Extremization to Fine Tune Physics Informed Neural Networks to Solve Boundary Value Problems.

Extremization to Fine Tune Physics Informed Neural Networks to Solve Boundary Value Problems. #

Abhiram Anand Thiruthummal, Sergiy Shelyag, Eun-jin Kim

15:10 Monday in 4Q04.

Part of the Numerical methods session.

Abstract #

Differential equations are used to mathematically model various phenomena in the fields of engineering, physics, chemistry, economics and biology. There exist several numerical methods to find the solutions to differential equations (DEs). Traditionally, such methods rely on discretization and numerical approximation of the derivatives involved in the DEs. Recently, however, a novel family of numerical methods have emerged leveraging artificial neural networks to solve DEs, known as Physics Informed Neural Networks (PINNs). Here we propose a novel method for fast and accurate training of PINNs to find solutions to boundary value problems (BVPs). By combining the training methods of two different types of neural networks, deep neural networks (DNNs) and Extreme Learning Machines (ELMs), we develop a model which has the learning capacity of DNNs and accuracy of ELMs. We showcase the superiority of our proposed method by solving several DEs. The examples we consider include a stiff coupled ODE system where traditional numerical methods fail, Kovasznay flow and Taylor-Green vortex solutions to incompressible Navier-Stokes equations and pure advection solution of 1+1 D compressible Euler equation. The imposition of boundary conditions (BCs) in PINNs is a non-trivial problem. Here we use the Theory of Functional Connections (TFC) to exactly impose BCs on PINNs.
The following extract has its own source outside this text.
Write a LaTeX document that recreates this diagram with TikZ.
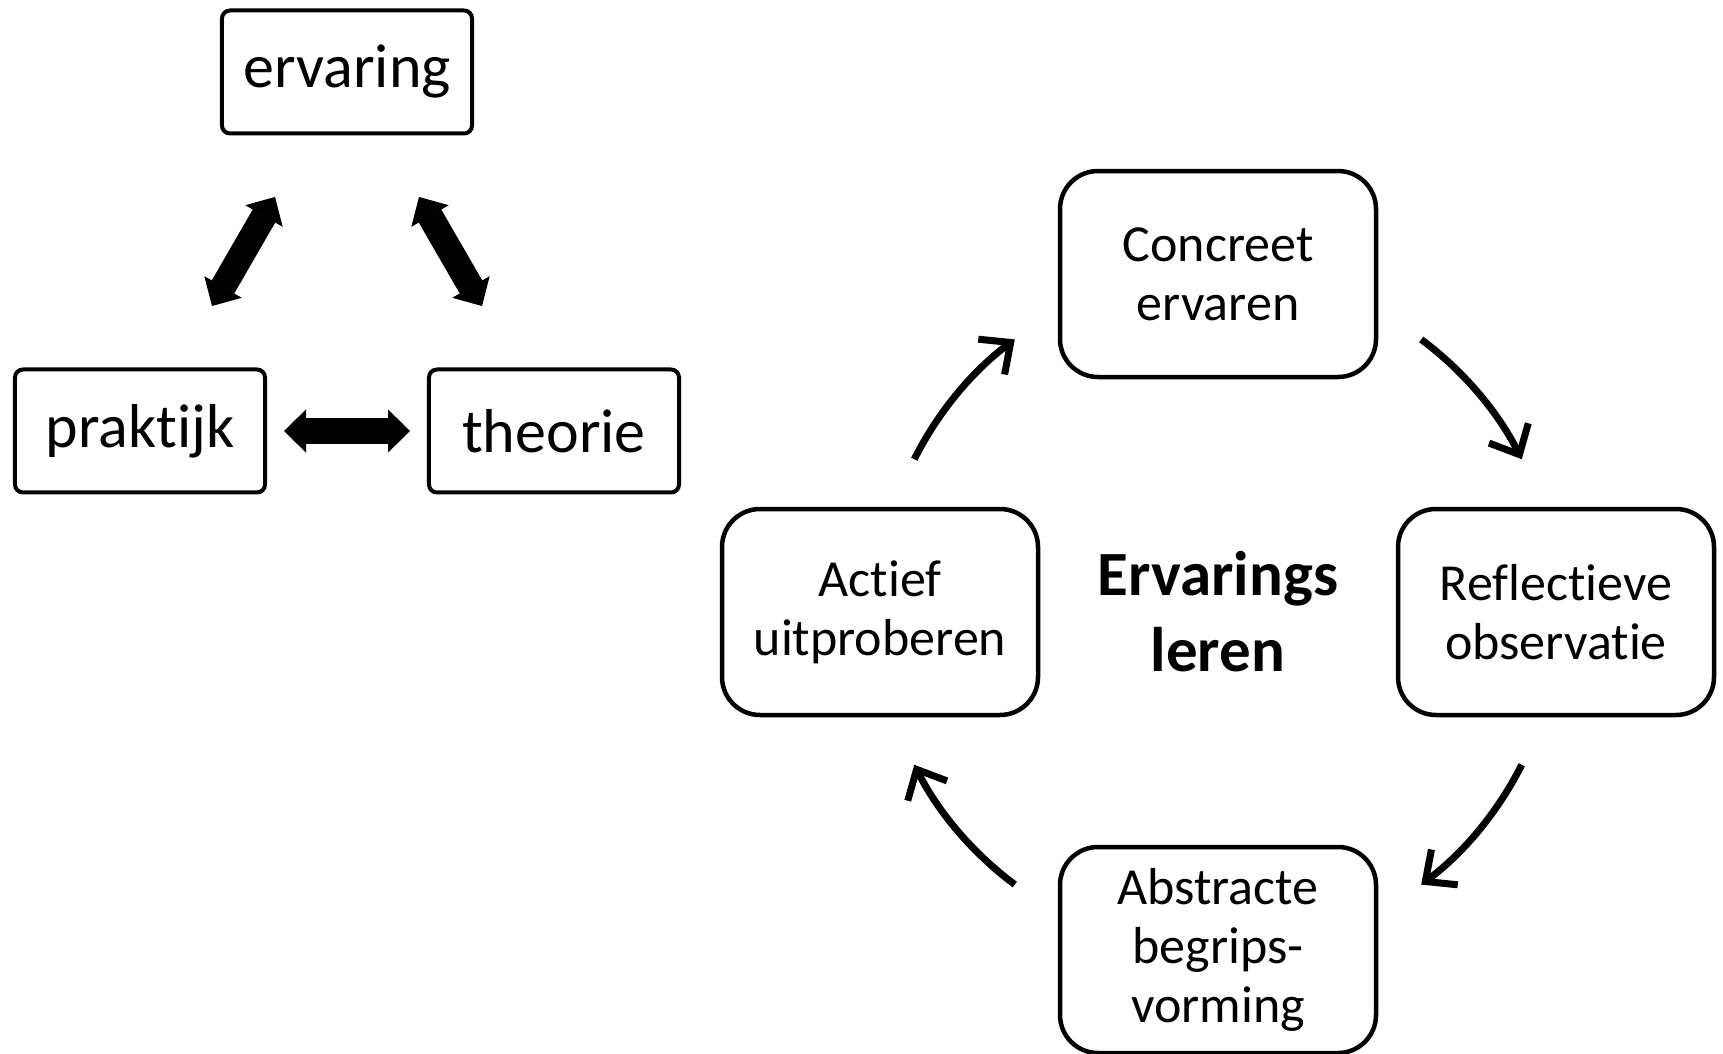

We propose a modification to the TFC framework named Reduced TFC and show a significant improvement in the training and inference time of PINNs compared to BCs imposed using TFC. Furthermore, Reduced TFC is shown to be able to generalize to more complex boundary geometries which is not possible with TFC. We also introduce a method of applying BCs at infinity for BVPs and numerically solve the pure advection in 1+1 D Euler equations using these BCs.